Po kompromitacji w lipcu, kiedy poseł Romanowski został zatrzymany mimo chroniącego go immnunietu, prokuratura raz jeszcze wystąpiła do sądu o tymczasowe aresztowanie parlamentarzysty, podnosząc możliwość utrudniania przez niego śledztwa. Sądu nie przekonały argumenty obrony, która wskazywała, że poseł Romanowski od miesięcy zna treść zarzutów i dotychczas śledztwa nie utrudniał. W poniedziałek Sąd Rejonowy dla Warszawy-Mokotowa zdecydował o zastosowaniu aresztu wobec byłego wiceministra sprawiedliwości.

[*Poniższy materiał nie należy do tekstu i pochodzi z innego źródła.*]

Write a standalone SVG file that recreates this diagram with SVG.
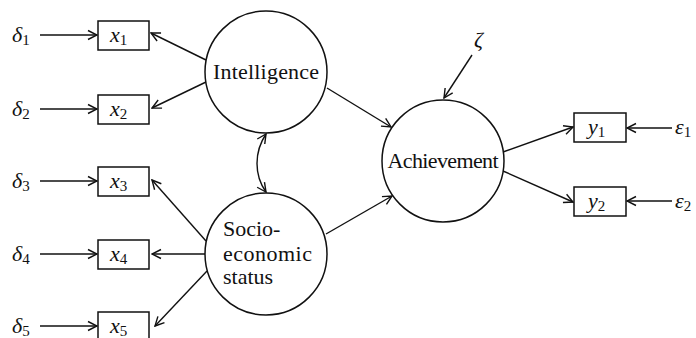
<svg xmlns="http://www.w3.org/2000/svg" width="696" height="338" viewBox="0 0 696 338">
<defs>
<marker id="ah" viewBox="0 0 12 12" refX="11" refY="6" markerWidth="12" markerHeight="12" markerUnits="userSpaceOnUse" orient="auto-start-reverse">
<path d="M2,1.5 L11,6 L2,10.5" fill="none" stroke="#111" stroke-width="1.4"/>
</marker>
<style>
.n{fill:#fff;stroke:#111;stroke-width:1.5}
.c{fill:none;stroke:#111;stroke-width:1.4;marker-end:url(#ah)}
.t{font-family:"Liberation Serif",serif;font-size:22px;fill:#111}
.v{font-family:"Liberation Serif",serif;font-size:22px;font-style:italic;fill:#111}
.s{font-size:15px;font-style:normal}
</style>
</defs>
<rect width="696" height="338" fill="#fff"/>
<g id="connectors">
<line class="c" x1="40" y1="35" x2="97" y2="35"/>
<line class="c" x1="40" y1="109" x2="97" y2="109"/>
<line class="c" x1="40" y1="181" x2="97" y2="181"/>
<line class="c" x1="40" y1="254" x2="97" y2="254"/>
<line class="c" x1="40" y1="326" x2="97" y2="326"/>
<line class="c" x1="206" y1="60" x2="151" y2="33"/>
<line class="c" x1="206" y1="82" x2="152" y2="108"/>
<line class="c" x1="206" y1="241" x2="152" y2="180"/>
<line class="c" x1="205" y1="254" x2="152" y2="254"/>
<line class="c" x1="207" y1="271" x2="155" y2="326"/>
<line class="c" x1="327" y1="88" x2="391" y2="127"/>
<line class="c" x1="326" y1="234" x2="392" y2="196"/>
<line class="c" x1="503" y1="152" x2="573" y2="127"/>
<line class="c" x1="503" y1="171" x2="573" y2="202"/>
<line class="c" x1="672" y1="128" x2="627" y2="128"/>
<line class="c" x1="672" y1="201" x2="627" y2="201"/>
<line class="c" x1="472" y1="55" x2="444" y2="98"/>
<path class="c" d="M266,134 C254,152 254,175 266,192" style="marker-start:url(#ah)"/>
</g>
<g id="intelligence"><circle class="n" cx="266" cy="72" r="61"/><text class="t" x="266" y="79" text-anchor="middle" textLength="106">Intelligence</text></g>
<g id="ses"><circle class="n" cx="266" cy="254" r="61"/>
<text class="t" x="223" y="236">Socio-</text><text class="t" x="223" y="261" textLength="89">economic</text><text class="t" x="223" y="284">status</text></g>
<g id="achievement"><circle class="n" cx="443" cy="161" r="61"/><text class="t" x="443" y="168" text-anchor="middle" textLength="111">Achievement</text></g>
<g id="x1"><rect class="n" x="98" y="21" width="51" height="29"/><text class="v" x="110" y="42">x<tspan class="s" dy="3">1</tspan></text></g>
<g id="x2"><rect class="n" x="98" y="95" width="51" height="29"/><text class="v" x="110" y="116">x<tspan class="s" dy="3">2</tspan></text></g>
<g id="x3"><rect class="n" x="98" y="167" width="51" height="29"/><text class="v" x="110" y="188">x<tspan class="s" dy="3">3</tspan></text></g>
<g id="x4"><rect class="n" x="98" y="240" width="51" height="29"/><text class="v" x="110" y="261">x<tspan class="s" dy="3">4</tspan></text></g>
<g id="x5"><rect class="n" x="98" y="312" width="51" height="29"/><text class="v" x="110" y="333">x<tspan class="s" dy="3">5</tspan></text></g>
<g id="y1"><rect class="n" x="574" y="113" width="52" height="29"/><text class="v" x="588" y="134">y<tspan class="s" dy="3">1</tspan></text></g>
<g id="y2"><rect class="n" x="574" y="187" width="52" height="29"/><text class="v" x="588" y="208">y<tspan class="s" dy="3">2</tspan></text></g>
<g id="d1"><text class="v" x="12" y="42">δ<tspan class="s" dy="3">1</tspan></text></g>
<g id="d2"><text class="v" x="12" y="116">δ<tspan class="s" dy="3">2</tspan></text></g>
<g id="d3"><text class="v" x="12" y="188">δ<tspan class="s" dy="3">3</tspan></text></g>
<g id="d4"><text class="v" x="12" y="261">δ<tspan class="s" dy="3">4</tspan></text></g>
<g id="d5"><text class="v" x="12" y="333">δ<tspan class="s" dy="3">5</tspan></text></g>
<g id="e1"><text class="v" x="675" y="134">ε<tspan class="s" dy="3">1</tspan></text></g>
<g id="e2"><text class="v" x="675" y="208">ε<tspan class="s" dy="3">2</tspan></text></g>
<g id="zeta"><text class="v" x="474" y="47">ζ</text></g>
</svg>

Do tej pory jednak policji nie udało się ustalić jego miejsca pobytu, wobec czego wczoraj wydano list gończy.
Tymczasem w Warszawie pojawiły się ostatniej nocy plakaty z wizerunkiem Marcina Romanowskiego i napisem „Solidarni z Romanowskim”. Napis wykonano za pomocą czcionki charakterystycznej dla Solidarności z czasów PRL.
W Internecie pojawiła się też petycja w obronie posła Romanowskiego, której autorzy podkreślają, że aresztowanie parlamentarzysty to kolejny krok „na drodze do całkowitej likwidacji demokratycznych standardów”.
🇵🇱 WARSZAWA SOLIDARNA Z ROMANOWSKIM! 🇵🇱
— Robert Bąkiewicz (@RBakiewicz) December 13, 2024
Dzisiejszej nocy w Warszawie zawisło kilkadziesiąt banerów z hasłem "Solidarni z Romanowskim". To wyraźny głos sprzeciwu wobec prześladowań polskich patriotów przez rząd Donalda Tuska i jego aparat bezprawia.